Technically, as funds come via gambling, they can't simply be traced as an illicit transaction.

#5 Purchasing Chips from Someone Else

The next common method of money laundering is when people try to clean their funds by buying casino chips or the winnings of other players at a higher price. For instance, the launderers can approach jackpot winners at a poker game venue and offer them cash at a premium in exchange for their winning cheques.

In some cases, these malicious actors can even pay off the gambling debts of the gamer in return for getting payments in the form of chips later.

#6 Mixing Non-Gambling and Gambling Methods

More professional criminal groups are practicing various ways to further conceal traces of funds laundered through gambling sites. They typically involve virtual assets like NFTs, cryptos or even property purchases to achieve their goal.

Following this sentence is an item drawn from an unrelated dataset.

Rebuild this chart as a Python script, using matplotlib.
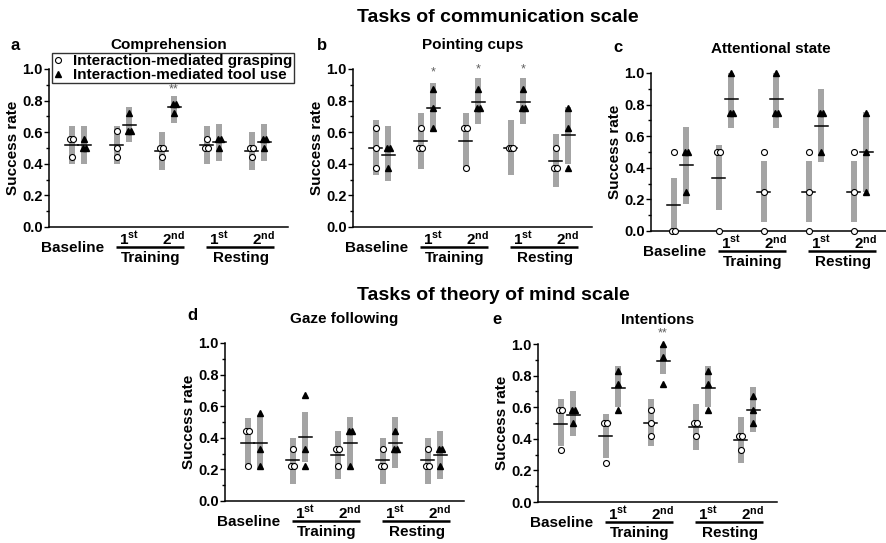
import numpy as np
import matplotlib
matplotlib.use("Agg")
import matplotlib.pyplot as plt
from matplotlib.transforms import ScaledTranslation

plt.rcParams['font.family'] = ['Liberation Sans', 'DejaVu Sans']
plt.rcParams['font.weight'] = 'bold'
plt.rcParams['mathtext.fontset'] = 'custom'
plt.rcParams['mathtext.rm'] = 'Liberation Sans:bold'
plt.rcParams['mathtext.it'] = 'Liberation Sans:bold'
plt.rcParams['mathtext.bf'] = 'Liberation Sans:bold'

# groups: Baseline, Training 1st, Training 2nd, Resting 1st, Resting 2nd
titles = ["Comprehension", "Pointing cups", "Attentional state", "Gaze following", "Intentions"]
letters = ["a", "b", "c", "d", "e"]

# individual points (3 animals) per group, grasping (circles) and tool use (triangles)
grasp_a = [[0.56, 0.56, 0.44], [0.61, 0.50, 0.44], [0.50, 0.50, 0.44], [0.56, 0.50, 0.50], [0.50, 0.50, 0.44]]
tool_a = [[0.56, 0.50, 0.50], [0.72, 0.61, 0.61], [0.78, 0.78, 0.72], [0.56, 0.56, 0.50], [0.56, 0.56, 0.50]]
grasp_b = [[0.625, 0.5, 0.375], [0.625, 0.5, 0.5], [0.625, 0.625, 0.375], [0.5, 0.5, 0.5], [0.5, 0.375, 0.375]]
tool_b = [[0.5, 0.5, 0.375], [0.875, 0.75, 0.625], [0.875, 0.75, 0.75], [0.875, 0.75, 0.75], [0.75, 0.625, 0.375]]
grasp_c = [[0.5, 0.0, 0.0], [0.5, 0.5, 0.0], [0.5, 0.25, 0.0], [0.5, 0.25, 0.0], [0.5, 0.25, 0.0]]
tool_c = [[0.5, 0.5, 0.25], [1.0, 0.75, 0.75], [1.0, 0.75, 0.75], [0.75, 0.75, 0.5], [0.75, 0.5, 0.25]]
grasp_d = [[0.44, 0.44, 0.22], [0.33, 0.22, 0.22], [0.33, 0.33, 0.22], [0.33, 0.22, 0.22], [0.33, 0.22, 0.22]]
tool_d = [[0.56, 0.33, 0.22], [0.67, 0.33, 0.22], [0.44, 0.44, 0.22], [0.44, 0.33, 0.33], [0.33, 0.33, 0.22]]
grasp_e = [[0.58, 0.58, 0.33], [0.5, 0.5, 0.25], [0.58, 0.5, 0.42], [0.5, 0.5, 0.42], [0.42, 0.42, 0.33]]
tool_e = [[0.58, 0.58, 0.5], [0.83, 0.75, 0.58], [1.0, 0.92, 0.75], [0.83, 0.75, 0.58], [0.67, 0.58, 0.5]]

# grey bars (low, high)
gbar_a = [(0.40, 0.64), (0.40, 0.64), (0.36, 0.60), (0.40, 0.64), (0.36, 0.60)]
tbar_a = [(0.40, 0.64), (0.54, 0.76), (0.66, 0.83), (0.42, 0.65), (0.42, 0.65)]
gbar_b = [(0.33, 0.68), (0.37, 0.72), (0.37, 0.72), (0.33, 0.68), (0.25, 0.59)]
tbar_b = [(0.29, 0.64), (0.60, 0.91), (0.65, 0.94), (0.65, 0.94), (0.40, 0.76)]
gbar_c = [(0.0, 0.335), (0.13, 0.545), (0.06, 0.445), (0.06, 0.445), (0.06, 0.445)]
tbar_c = [(0.17, 0.66), (0.65, 1.0), (0.65, 1.0), (0.435, 0.90), (0.245, 0.755)]
gbar_d = [(0.22, 0.525), (0.11, 0.40), (0.14, 0.445), (0.11, 0.40), (0.11, 0.40)]
tbar_d = [(0.21, 0.53), (0.245, 0.565), (0.20, 0.53), (0.21, 0.53), (0.14, 0.445)]
gbar_e = [(0.355, 0.65), (0.28, 0.56), (0.355, 0.65), (0.33, 0.62), (0.25, 0.535)]
tbar_e = [(0.415, 0.70), (0.60, 0.86), (0.81, 0.99), (0.60, 0.86), (0.445, 0.73)]

# significance marks: (group index, y, text)
stars_a = [(2, 0.87, "**")]
stars_b = [(1, 0.98, "*"), (2, 1.0, "*"), (3, 1.0, "*")]
stars_c = []
stars_d = []
stars_e = [(2, 1.07, "**")]

panels = [
    (grasp_a, tool_a, gbar_a, tbar_a, stars_a),
    (grasp_b, tool_b, gbar_b, tbar_b, stars_b),
    (grasp_c, tool_c, gbar_c, tbar_c, stars_c),
    (grasp_d, tool_d, gbar_d, tbar_d, stars_d),
    (grasp_e, tool_e, gbar_e, tbar_e, stars_e),
]

W, H = 887, 543
# axes boxes in pixels: left, top(1.0), bottom(0.0)
boxes = [(49, 69, 227), (353, 69, 227), (651, 73, 231), (225, 343, 501), (538, 344, 502)]
AXW = 239

fig = plt.figure(figsize=(W / 100, H / 100), dpi=100)

grey = "#a4a4a4"
xs = np.arange(1, 6)
dx = 0.135


def spread(vals, step=0.065):
    # put equal values side by side
    offs = []
    for i, v in enumerate(vals):
        same = [j for j, w in enumerate(vals) if w == v]
        k = same.index(i)
        n = len(same)
        offs.append((k - (n - 1) / 2) * step * (0.7 if n > 2 else 1))
    return offs


for p, (box, (gp, tp, gb, tb, st)) in enumerate(zip(boxes, panels)):
    l, t, b = box
    ax = fig.add_axes([l / W, 1 - b / H, AXW / W, (b - t) / H])
    ax.set_xlim(0.356, 5.667)
    ax.set_ylim(0, 1.0)
    for s in ["top", "right"]:
        ax.spines[s].set_visible(False)
    for s in ["left", "bottom"]:
        ax.spines[s].set_linewidth(1.1)
    ax.set_xticks([])
    ax.set_yticks(np.arange(0, 1.01, 0.2))
    ax.set_yticks(np.arange(0.1, 1.0, 0.2), minor=True)
    ax.set_yticklabels([f"{v:.1f}" for v in np.arange(0, 1.01, 0.2)], fontsize=10.5, fontweight="bold")
    ax.tick_params(axis="y", which="major", length=3.5, width=1, pad=1)
    ax.tick_params(axis="y", which="minor", length=2, width=1)
    ax.set_ylabel("Success rate", fontsize=11, fontweight="bold")
    ax.yaxis.set_label_coords(-0.12, 0.5)

    for g in range(5):
        for vals, bar, sgn, mk in [(gp[g], gb[g], -1, "o"), (tp[g], tb[g], 1, "^")]:
            x = xs[g] + sgn * dx
            ax.bar(x, bar[1] - bar[0], bottom=bar[0], width=0.135, color=grey, zorder=2)
            m = np.mean(vals)
            ax.plot([x - 0.145, x + 0.145], [m, m], color="k", lw=1.1, zorder=3)
            offs = spread(vals)
            if mk == "o":
                ax.plot(x + np.array(offs), vals, "o", ms=4.3, mfc="white", mec="k", mew=0.8,
                        clip_on=False, zorder=5, linestyle="none")
            else:
                ax.plot(x + np.array(offs), vals, "^", ms=4.8, color="k",
                        clip_on=False, zorder=5, linestyle="none")
    for g, y, txt in st:
        ax.text(xs[g] + dx, y, txt, ha="center", va="center", fontsize=9, color="#606060",
                fontweight="normal", clip_on=False, zorder=12)

    # x-axis category labels
    def lab(txt, x, off_px, size=11):
        ax.annotate(txt, xy=(x, 0), xycoords=("data", "axes fraction"),
                    xytext=(0, -off_px * 0.72), textcoords="offset points",
                    ha="center", va="center", fontsize=size, fontweight="bold",
                    annotation_clip=False)

    lab("Baseline", 1 - 0.11, 21)
    for g0, name in [(2, "Training"), (4, "Resting")]:
        lab(r"1$^{\mathbf{st}}$", g0 + 0.14, 12)
        lab(r"2$^{\mathbf{nd}}$", g0 + 1 + 0.12, 12)
        lab(name, g0 + 0.5 + 0.12, 31)
        tr = ax.get_xaxis_transform() + ScaledTranslation(0, -20 / 100, fig.dpi_scale_trans)
        ax.plot([g0 - 0.16, g0 + 1 + 0.35], [0, 0], color="k", lw=1.8, transform=tr,
                clip_on=False, solid_capstyle="butt")

    # panel title
    ax.annotate(titles[p], xy=(0.5, 1.0), xycoords="axes fraction", xytext=(0, 24 * 0.72),
                textcoords="offset points", ha="center", va="center", fontsize=11, fontweight="bold")

    if p == 0:
        h1, = ax.plot([], [], "o", ms=4.3, mfc="white", mec="k", mew=0.8, linestyle="none")
        h2, = ax.plot([], [], "^", ms=4.8, color="k", linestyle="none")
        leg = ax.legend([h1, h2], ["Interaction-mediated grasping", "Interaction-mediated tool use"],
                        loc="upper left", bbox_to_anchor=(52 / W, 1 - 53 / H),
                        bbox_transform=fig.transFigure, borderaxespad=0,
                        prop={"size": 11, "weight": "bold"}, frameon=True, fancybox=False,
                        borderpad=0.08, labelspacing=0.0, handlelength=0.6, handletextpad=0.7)
        leg.get_frame().set_edgecolor("k")
        leg.get_frame().set_linewidth(1.0)
        leg.set_zorder(10)

# panel letters
letter_pos = [(15, 45), (322, 45), (618, 48), (192, 316), (497, 319)]
for s, (x, y) in zip(letters, letter_pos):
    fig.text(x / W, 1 - y / H, s, fontsize=12, fontweight="bold", ha="center", va="center")

fig.text(357 / W, 1 - 17 / H, "Tasks of communication scale", fontsize=14, fontweight="bold",
         ha="left", va="center")
fig.text(357 / W, 1 - 295 / H, "Tasks of theory of mind scale", fontsize=14, fontweight="bold",
         ha="left", va="center")

fig.savefig("out.png", dpi=100)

Simply put, criminals use their dirty money to place small bets at online casinos, which will help them clean their money and then use these funds to buy various properties. Later, they sell these properties and cash out money.

Through this method, criminal groups try to confuse authorities by masking the origin of the money.

Key Vulnerabilities in Online Casinos



Both land-based and online gambling venues are often abused by criminals to launder money. The cause of such frequent hacks lies in the security vulnerabilities that most online casino platforms come with.
Overall, according to FATF (The Financial Action Task Force), there are multiple potential vulnerabilities that gambling operators might have that result in money laundering. These cover:

  1. Transferring funds between customers;
  2. Cash payments;
  3. Deposit accounts;
  4. Third parties;
  5. Multiple accounts;
  6. Identity fraud;
  7. Receiving crime proceeds;
  8. Multiple operators.

Even though these are not the only “faulty elements” that lead to illegal activities, they are still the key ones.

In order to prevent or minimize the risk of money laundering cases, gambling operators should implement some precautionary measures. The most common ones cover:

  1. Utilizing customer due diligence procedures (gathering personal data, verifying the source of money, etc.);
  2. Integrating KYC procedures;
  3. Reporting suspicious transfers;
  4. Organizing employee training from time to time, etc.

And don't forget about the most effective method, which requires compliance with AML regulations.